## [Description of the task]
Search the material for "this" and show all lines that contain it.

## [Data extract]
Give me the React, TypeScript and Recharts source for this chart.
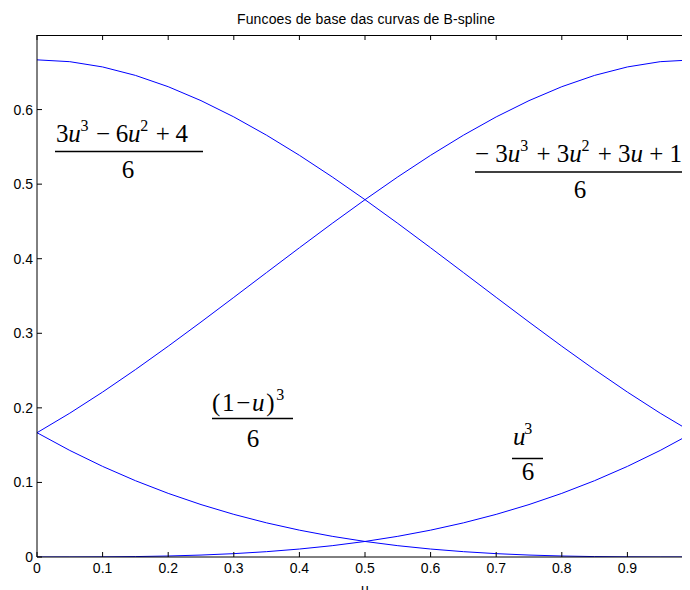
import React from "react";
import { LineChart, Line, XAxis, YAxis } from "recharts";

// Parameter u sampled on [0, 1]
const uValues = [
  0, 0.05, 0.1, 0.15, 0.2, 0.25, 0.3, 0.35, 0.4, 0.45, 0.5,
  0.55, 0.6, 0.65, 0.7, 0.75, 0.8, 0.85, 0.9, 0.95, 1,
];

// (1-u)^3 / 6
const basis0 = [
  0.166667, 0.142896, 0.1215, 0.102354, 0.085333, 0.070313, 0.057167,
  0.045771, 0.036, 0.027729, 0.020833, 0.015188, 0.010667, 0.007146,
  0.0045, 0.002604, 0.001333, 0.000563, 0.000167, 0.000021, 0,
];

// (3u^3 - 6u^2 + 4) / 6
const basis1 = [
  0.666667, 0.664229, 0.657167, 0.645854, 0.630667, 0.611979, 0.590167,
  0.565604, 0.538667, 0.509729, 0.479167, 0.447354, 0.414667, 0.381479,
  0.348167, 0.315104, 0.282667, 0.251229, 0.221167, 0.192854, 0.166667,
];

// (-3u^3 + 3u^2 + 3u + 1) / 6
const basis2 = [
  0.166667, 0.192854, 0.221167, 0.251229, 0.282667, 0.315104, 0.348167,
  0.381479, 0.414667, 0.447354, 0.479167, 0.509729, 0.538667, 0.565604,
  0.590167, 0.611979, 0.630667, 0.645854, 0.657167, 0.664229, 0.666667,
];

// u^3 / 6
const basis3 = [
  0, 0.000021, 0.000167, 0.000563, 0.001333, 0.002604, 0.0045, 0.007146,
  0.010667, 0.015188, 0.020833, 0.027729, 0.036, 0.045771, 0.057167,
  0.070313, 0.085333, 0.102354, 0.1215, 0.142896, 0.166667,
];

const xTicks = [0, 0.1, 0.2, 0.3, 0.4, 0.5, 0.6, 0.7, 0.8, 0.9];
const yTicks = [0, 0.1, 0.2, 0.3, 0.4, 0.5, 0.6];
const xDomain = [0, 1];
const yDomain = [0, 0.7];

const titleText = "Funcoes de base das curvas de B-spline";
const xLabelText = "u";

const data = uValues.map((u, i) => ({
  u,
  b0: basis0[i],
  b1: basis1[i],
  b2: basis2[i],
  b3: basis3[i],
}));

// Chart canvas and the axes box inside it
const CHART_W = 700;
const CHART_H = 600;
const BOX = { left: 37, top: 35, right: 693, bottom: 557 };

const SANS = "Liberation Sans, Arial, Helvetica, sans-serif";
const SERIF = "Liberation Serif, Times New Roman, Times, serif";
const BLUE = "#0000ff";
const TICK_LEN = 5;
const TICK_FONT = 14;

const BottomTick = (props: any) => {
  const { x, y, payload } = props;
  return (
    <g>
      <line x1={x} y1={y} x2={x} y2={y - TICK_LEN} stroke="#000" />
      <text
        x={x}
        y={y + 16}
        textAnchor="middle"
        style={{ fontSize: TICK_FONT, fontFamily: SANS }}
        fill="#000"
      >
        {String(payload.value)}
      </text>
    </g>
  );
};

const LeftTick = (props: any) => {
  const { x, y, payload } = props;
  return (
    <g>
      <line x1={x} y1={y} x2={x + TICK_LEN} y2={y} stroke="#000" />
      <text
        x={x - 4}
        y={y + 5}
        textAnchor="end"
        style={{ fontSize: TICK_FONT, fontFamily: SANS }}
        fill="#000"
      >
        {String(payload.value)}
      </text>
    </g>
  );
};

// A typeset fraction: numerator row, a rule, and a centred denominator
const Fraction = (props: {
  numX: number;
  numY: number;
  numW: number;
  barX1: number;
  barX2: number;
  barY: number;
  denX: number;
  denY: number;
  size: number;
  children: React.ReactNode;
  den: string;
}) => (
  <g style={{ fontFamily: SERIF }} fill="#000">
    <text
      x={props.numX}
      y={props.numY}
      fontSize={props.size}
      textLength={props.numW}
      lengthAdjust="spacing"
    >
      {props.children}
    </text>
    <line
      x1={props.barX1}
      x2={props.barX2}
      y1={props.barY}
      y2={props.barY}
      stroke="#000"
      strokeWidth={1.5}
    />
    <text x={props.denX} y={props.denY} fontSize={props.size} textAnchor="middle">
      {props.den}
    </text>
  </g>
);

const SUP = 16;
const Sup = ({ v }: { v: string }) => (
  <>
    <tspan fontSize={SUP} dy={-11}>
      {v}
    </tspan>
    <tspan dy={11}>{"\u200a"}</tspan>
  </>
);
const U = () => <tspan fontStyle="italic">u</tspan>;

// x position of a top-edge tick, on the same linear map as the x axis
const boxX = (t: number) =>
  BOX.left + ((t - xDomain[0]) / (xDomain[1] - xDomain[0])) * (BOX.right - BOX.left);

export default function App() {
  return (
    <div
      style={{
        position: "relative",
        width: 690,
        height: 590,
        overflow: "hidden",
        marginLeft: -8,
        marginTop: -8,
        background: "#fff",
      }}
    >
      <LineChart
        width={CHART_W}
        height={CHART_H}
        data={data}
        margin={{ top: BOX.top, right: CHART_W - BOX.right, bottom: 0, left: 0 }}
      >
        <XAxis
          dataKey="u"
          type="number"
          domain={xDomain}
          ticks={xTicks}
          interval={0}
          height={CHART_H - BOX.bottom}
          tickSize={0}
          tickMargin={0}
          tickLine={false}
          axisLine={{ stroke: "#000" }}
          tick={<BottomTick />}
          allowDataOverflow
        />
        <YAxis
          type="number"
          domain={yDomain}
          ticks={yTicks}
          interval={0}
          width={BOX.left}
          tickSize={0}
          tickMargin={0}
          tickLine={false}
          axisLine={{ stroke: "#000" }}
          tick={<LeftTick />}
          allowDataOverflow
        />

        <Line type="linear" dataKey="b0" stroke={BLUE} strokeWidth={1} dot={false} isAnimationActive={false} />
        <Line type="linear" dataKey="b1" stroke={BLUE} strokeWidth={1} dot={false} isAnimationActive={false} />
        <Line type="linear" dataKey="b2" stroke={BLUE} strokeWidth={1} dot={false} isAnimationActive={false} />
        <Line type="linear" dataKey="b3" stroke={BLUE} strokeWidth={1} dot={false} isAnimationActive={false} />
      </LineChart>

      {/* upper edge of the axes box as a plain rule */}
      <div
        style={{
          position: "absolute",
          left: BOX.left,
          top: BOX.top,
          width: BOX.right - BOX.left,
          height: 0,
          borderTop: "1px solid #000",
        }}
      />

      <svg
        width={690}
        height={590}
        style={{ position: "absolute", left: 0, top: 0, pointerEvents: "none" }}
      >
        {/* right edge of the axes box and inward ticks along the top */}
        <line x1={BOX.right - 0.5} x2={BOX.right - 0.5} y1={BOX.top} y2={BOX.bottom} stroke="#000" />
        {xTicks.map((t) => (
          <line
            key={`tt-${t}`}
            x1={boxX(t)}
            x2={boxX(t)}
            y1={BOX.top}
            y2={BOX.top + TICK_LEN}
            stroke="#000"
          />
        ))}

        <text
          x={366}
          y={24}
          textAnchor="middle"
          style={{ fontSize: 14, fontFamily: SANS }}
          textLength={258}
          lengthAdjust="spacing"
          fill="#000"
        >
          {titleText}
        </text>
        <text x={365} y={594} textAnchor="middle" style={{ fontSize: 14, fontFamily: SANS }} fill="#000">
          {xLabelText}
        </text>

        <Fraction numX={56} numY={142} numW={132} barX1={55} barX2={203} barY={151.5} denX={128} denY={178} size={25} den="6">
          3<U />
          <Sup v="3" />
          {" \u2212 6"}
          <U />
          <Sup v="2" />
          {" + 4"}
        </Fraction>

        <Fraction numX={475} numY={162} numW={207} barX1={475} barX2={683} barY={172} denX={580} denY={198} size={25} den="6">
          {"\u2212 3"}
          <U />
          <Sup v="3" />
          {" + 3"}
          <U />
          <Sup v="2" />
          {" + 3"}
          <U />
          {" + 1"}
        </Fraction>

        <Fraction numX={212} numY={411} numW={76} barX1={212} barX2={293} barY={418.5} denX={253} denY={447} size={25} den="6">
          {"(1\u2212"}
          <U />
          {")"}
          <Sup v="3" />
        </Fraction>

        <Fraction numX={513} numY={445} numW={20} barX1={512} barX2={543} barY={458.5} denX={528} denY={480} size={25} den="6">
          <U />
          <Sup v="3" />
        </Fraction>
      </svg>
    </div>
  );
}
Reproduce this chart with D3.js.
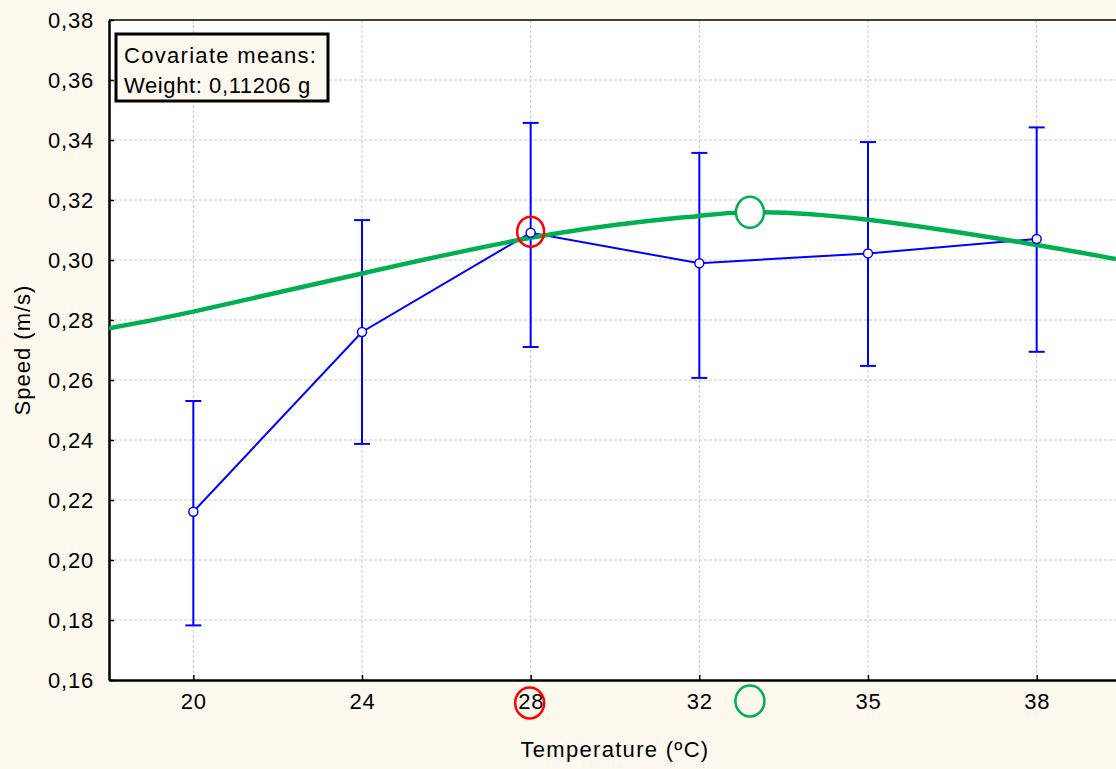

## [The solution]
Give me the React, TypeScript and Recharts source for this chart.
Reproduce this chart with D3.js.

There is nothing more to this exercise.